After their affair is revealed, Lena and Mateo seek refuge in the island of Lanzarote. It is here where the power of images is cast under a most benign light. Lena and Mateo sit on the sofa in their beachfront apartment with arms around each other. They are watching a TV broadcast of Roberto Rossellini's Voyage to Italy. In this classic, a discontented couple, played by George Sanders and Ingrid Bergman, spend most of their Italian vacation apart until they are compelled by their insistent guide to make an excursion to the ruins of Pompeii. The guide promises a unique experience and delivers on it. The couple watch as plaster is poured through holes in the ground to give shape to the hollow space left by the bodies of those who perished during the eruption of Mt. Vesuvius. After the dirt around it is brushed off, the dried plaster has adopted the shape of a man and woman who died together in their sleep. The characters played by Sanders and Bergman are deeply moved by a couple who died 2000 years earlier. The intense shared experience incites their reconciliation.

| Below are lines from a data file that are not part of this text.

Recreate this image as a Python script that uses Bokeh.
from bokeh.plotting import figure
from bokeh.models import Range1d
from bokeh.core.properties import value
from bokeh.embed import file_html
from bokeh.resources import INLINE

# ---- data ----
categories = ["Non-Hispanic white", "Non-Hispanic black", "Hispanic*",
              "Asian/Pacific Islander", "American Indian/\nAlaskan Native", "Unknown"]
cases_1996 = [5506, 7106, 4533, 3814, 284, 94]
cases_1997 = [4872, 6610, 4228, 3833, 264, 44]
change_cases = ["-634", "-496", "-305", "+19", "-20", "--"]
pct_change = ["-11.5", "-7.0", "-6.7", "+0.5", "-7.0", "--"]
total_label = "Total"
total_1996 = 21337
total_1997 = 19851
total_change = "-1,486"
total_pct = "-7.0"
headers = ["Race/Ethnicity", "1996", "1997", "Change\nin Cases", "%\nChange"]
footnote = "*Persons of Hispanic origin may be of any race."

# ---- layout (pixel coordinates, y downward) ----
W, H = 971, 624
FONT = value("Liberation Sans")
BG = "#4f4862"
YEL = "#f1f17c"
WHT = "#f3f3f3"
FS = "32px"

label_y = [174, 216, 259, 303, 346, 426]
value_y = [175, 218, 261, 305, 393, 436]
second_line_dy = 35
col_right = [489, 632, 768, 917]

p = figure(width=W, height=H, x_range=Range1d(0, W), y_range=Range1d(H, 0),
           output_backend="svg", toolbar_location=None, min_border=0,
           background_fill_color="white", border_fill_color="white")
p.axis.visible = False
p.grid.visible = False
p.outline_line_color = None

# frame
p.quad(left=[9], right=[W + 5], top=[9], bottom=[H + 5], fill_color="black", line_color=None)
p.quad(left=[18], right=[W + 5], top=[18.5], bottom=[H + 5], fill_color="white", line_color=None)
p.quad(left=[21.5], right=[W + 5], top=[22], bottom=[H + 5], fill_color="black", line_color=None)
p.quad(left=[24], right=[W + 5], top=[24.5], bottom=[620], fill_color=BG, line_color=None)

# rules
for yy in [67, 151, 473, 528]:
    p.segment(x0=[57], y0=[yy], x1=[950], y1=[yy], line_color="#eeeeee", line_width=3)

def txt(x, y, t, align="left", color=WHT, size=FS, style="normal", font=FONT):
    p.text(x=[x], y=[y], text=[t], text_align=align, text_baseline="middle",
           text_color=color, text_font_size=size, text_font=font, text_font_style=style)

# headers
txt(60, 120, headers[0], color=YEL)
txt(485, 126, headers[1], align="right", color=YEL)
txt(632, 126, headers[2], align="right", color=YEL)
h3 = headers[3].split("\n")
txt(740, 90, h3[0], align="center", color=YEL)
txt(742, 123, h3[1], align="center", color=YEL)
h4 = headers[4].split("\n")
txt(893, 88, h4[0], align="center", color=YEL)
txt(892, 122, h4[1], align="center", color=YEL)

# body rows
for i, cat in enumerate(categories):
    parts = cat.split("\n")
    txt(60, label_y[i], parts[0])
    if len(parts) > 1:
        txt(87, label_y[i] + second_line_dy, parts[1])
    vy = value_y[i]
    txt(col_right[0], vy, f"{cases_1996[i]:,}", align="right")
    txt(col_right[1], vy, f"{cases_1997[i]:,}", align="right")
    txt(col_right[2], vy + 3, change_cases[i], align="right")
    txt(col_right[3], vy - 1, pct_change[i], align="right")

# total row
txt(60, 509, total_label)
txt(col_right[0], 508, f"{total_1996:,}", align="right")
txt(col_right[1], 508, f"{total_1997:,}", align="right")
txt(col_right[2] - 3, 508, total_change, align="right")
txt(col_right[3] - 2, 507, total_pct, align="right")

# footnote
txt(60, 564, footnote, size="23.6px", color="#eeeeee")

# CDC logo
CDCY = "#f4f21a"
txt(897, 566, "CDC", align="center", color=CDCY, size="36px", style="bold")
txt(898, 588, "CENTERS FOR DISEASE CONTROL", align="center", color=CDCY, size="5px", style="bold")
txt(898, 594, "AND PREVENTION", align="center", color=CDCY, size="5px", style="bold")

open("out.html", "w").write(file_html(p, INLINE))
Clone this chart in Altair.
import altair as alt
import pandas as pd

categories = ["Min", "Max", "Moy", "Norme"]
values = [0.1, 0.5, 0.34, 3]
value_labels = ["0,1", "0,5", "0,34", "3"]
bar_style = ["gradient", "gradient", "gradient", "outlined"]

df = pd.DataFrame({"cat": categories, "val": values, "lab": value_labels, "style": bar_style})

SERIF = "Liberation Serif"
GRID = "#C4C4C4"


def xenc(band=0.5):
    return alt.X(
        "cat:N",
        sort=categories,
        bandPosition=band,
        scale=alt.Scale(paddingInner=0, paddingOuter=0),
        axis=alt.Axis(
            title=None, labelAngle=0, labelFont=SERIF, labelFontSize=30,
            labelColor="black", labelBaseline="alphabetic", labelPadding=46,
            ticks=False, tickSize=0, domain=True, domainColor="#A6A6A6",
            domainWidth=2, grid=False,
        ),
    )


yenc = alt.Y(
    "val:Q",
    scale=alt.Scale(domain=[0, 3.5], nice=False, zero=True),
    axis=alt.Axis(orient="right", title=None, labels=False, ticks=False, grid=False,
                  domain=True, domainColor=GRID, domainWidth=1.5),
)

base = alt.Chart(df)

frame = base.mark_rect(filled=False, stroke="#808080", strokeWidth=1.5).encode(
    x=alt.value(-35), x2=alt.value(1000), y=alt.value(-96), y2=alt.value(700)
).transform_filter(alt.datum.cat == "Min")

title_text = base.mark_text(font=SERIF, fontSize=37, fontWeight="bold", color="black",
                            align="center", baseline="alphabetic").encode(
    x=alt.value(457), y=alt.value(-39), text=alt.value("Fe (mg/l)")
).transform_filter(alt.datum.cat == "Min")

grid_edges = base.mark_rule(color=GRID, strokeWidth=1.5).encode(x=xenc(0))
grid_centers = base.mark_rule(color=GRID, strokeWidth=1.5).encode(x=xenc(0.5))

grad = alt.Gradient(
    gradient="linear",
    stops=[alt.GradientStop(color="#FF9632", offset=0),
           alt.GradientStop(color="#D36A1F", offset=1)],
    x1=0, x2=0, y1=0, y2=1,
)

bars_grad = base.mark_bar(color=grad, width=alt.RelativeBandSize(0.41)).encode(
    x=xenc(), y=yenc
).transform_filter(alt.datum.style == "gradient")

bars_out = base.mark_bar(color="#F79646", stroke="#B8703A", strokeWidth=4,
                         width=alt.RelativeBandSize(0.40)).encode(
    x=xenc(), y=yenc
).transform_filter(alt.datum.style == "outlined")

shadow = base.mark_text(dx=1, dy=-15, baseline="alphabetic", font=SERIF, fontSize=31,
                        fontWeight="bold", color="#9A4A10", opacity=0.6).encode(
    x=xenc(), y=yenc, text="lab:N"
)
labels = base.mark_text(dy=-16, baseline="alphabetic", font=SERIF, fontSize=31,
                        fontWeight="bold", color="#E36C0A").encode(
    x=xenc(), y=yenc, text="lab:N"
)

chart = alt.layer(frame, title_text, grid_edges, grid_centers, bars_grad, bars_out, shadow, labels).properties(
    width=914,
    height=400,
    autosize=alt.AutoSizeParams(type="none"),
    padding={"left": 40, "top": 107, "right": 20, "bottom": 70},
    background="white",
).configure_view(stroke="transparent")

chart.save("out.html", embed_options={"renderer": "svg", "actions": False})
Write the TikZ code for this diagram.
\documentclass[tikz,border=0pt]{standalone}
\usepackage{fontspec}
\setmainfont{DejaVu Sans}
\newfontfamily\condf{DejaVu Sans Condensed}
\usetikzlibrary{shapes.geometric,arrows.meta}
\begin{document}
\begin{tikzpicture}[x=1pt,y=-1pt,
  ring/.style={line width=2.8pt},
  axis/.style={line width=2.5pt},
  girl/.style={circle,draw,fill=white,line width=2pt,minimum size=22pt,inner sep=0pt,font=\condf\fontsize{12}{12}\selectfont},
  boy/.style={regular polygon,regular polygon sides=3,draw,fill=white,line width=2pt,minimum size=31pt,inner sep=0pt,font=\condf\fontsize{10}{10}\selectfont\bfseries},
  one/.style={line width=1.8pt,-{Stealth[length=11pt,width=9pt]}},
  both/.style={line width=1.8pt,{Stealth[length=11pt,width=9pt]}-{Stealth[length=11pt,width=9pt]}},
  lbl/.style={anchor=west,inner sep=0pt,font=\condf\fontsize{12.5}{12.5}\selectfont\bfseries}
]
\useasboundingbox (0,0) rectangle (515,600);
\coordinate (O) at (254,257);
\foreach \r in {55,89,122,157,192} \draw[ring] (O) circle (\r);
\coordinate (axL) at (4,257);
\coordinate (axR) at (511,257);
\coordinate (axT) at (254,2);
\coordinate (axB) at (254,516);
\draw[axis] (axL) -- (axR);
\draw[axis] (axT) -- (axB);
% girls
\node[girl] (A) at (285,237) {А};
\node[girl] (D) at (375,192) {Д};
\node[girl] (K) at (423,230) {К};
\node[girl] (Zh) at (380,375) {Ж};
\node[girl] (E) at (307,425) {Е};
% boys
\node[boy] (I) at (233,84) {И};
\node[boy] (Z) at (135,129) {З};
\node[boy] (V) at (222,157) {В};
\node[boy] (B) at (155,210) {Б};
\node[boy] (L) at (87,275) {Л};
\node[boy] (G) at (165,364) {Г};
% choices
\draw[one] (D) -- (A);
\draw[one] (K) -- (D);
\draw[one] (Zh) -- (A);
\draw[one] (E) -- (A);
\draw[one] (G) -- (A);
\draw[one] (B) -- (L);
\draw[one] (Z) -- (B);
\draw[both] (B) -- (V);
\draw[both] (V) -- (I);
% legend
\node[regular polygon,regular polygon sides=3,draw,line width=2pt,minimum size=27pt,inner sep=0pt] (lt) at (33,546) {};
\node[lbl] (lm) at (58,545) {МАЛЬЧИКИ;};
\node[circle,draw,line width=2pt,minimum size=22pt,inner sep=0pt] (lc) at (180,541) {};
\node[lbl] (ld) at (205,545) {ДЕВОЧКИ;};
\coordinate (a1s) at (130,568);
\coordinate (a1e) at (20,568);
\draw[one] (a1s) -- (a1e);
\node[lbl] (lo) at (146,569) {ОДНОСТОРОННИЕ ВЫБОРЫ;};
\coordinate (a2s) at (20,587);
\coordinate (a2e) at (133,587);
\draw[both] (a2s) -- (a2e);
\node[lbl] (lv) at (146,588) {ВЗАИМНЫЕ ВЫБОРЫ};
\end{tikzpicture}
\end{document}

Just like the Pompeian couple is immortalized through the use of plaster, celluloid and the tools of cinema have preserved Sanders and Bergman for posterity. Long after their death, the film images register both their absence and their presence to us. Lena is as moved by the film scene she is watching as Bergman and Sanders are affected by the absence and presence of the ancient couple. Seemingly conscious of her own mortality, anticipating perhaps her untimely death, Lena wishes to have an image that captures their romantic bliss. Mateo recognizes her wish without a word passing between them, sets the timer on his camera, and returns to her embrace.
There is another photographic image which carries substantial meaning in Broken Embraces. Mateo takes a photo of the seemingly deserted beach below from a lookout point. When he develops the roll of film, he realizes there was a couple embracing on the beach. The anonymous couple in the photograph serves as a symbol of Lena and Mateo's predicament as fugitives from the world they know. It represents their "us-against-the-world" stance and dramatizes their vulnerability as Lanzarote becomes their Pompeii. An auto accident blinds Mateo and kills Lena with the same suddenness as the molten lava killed Pompeians.
Fourteen years have passed in which Mateo has functioned under the name of Harry Caine. He finally faces the events of his past through the art of storytelling. Ernesto's son, who also has transformed himself into Ray X, insinuates himself back into Mateo's life. We learn that Judit, Mateo's former production manager and lover, betrayed him by revealing his whereabouts. And that Ernesto sent his son to Lanzarote to continue snooping on the couple. The tragic accident was captured on video. It shows that, seconds before the crash, Mateo and Lena shared a kiss. Mateo realizes that this is precisely how Lena would want to meet death and that their passion for each other has become immortalized by means of images. Mateo asks Diego to play the video in frame-by-frame mode. Shaken with emotion, he shuffles to the screen and places his hands on the pixilated pictures. Lena is absent from his life but, in the unique way that only film makes possible, she is also present in those frames and so is the love that binds them forever. Such is the power of images.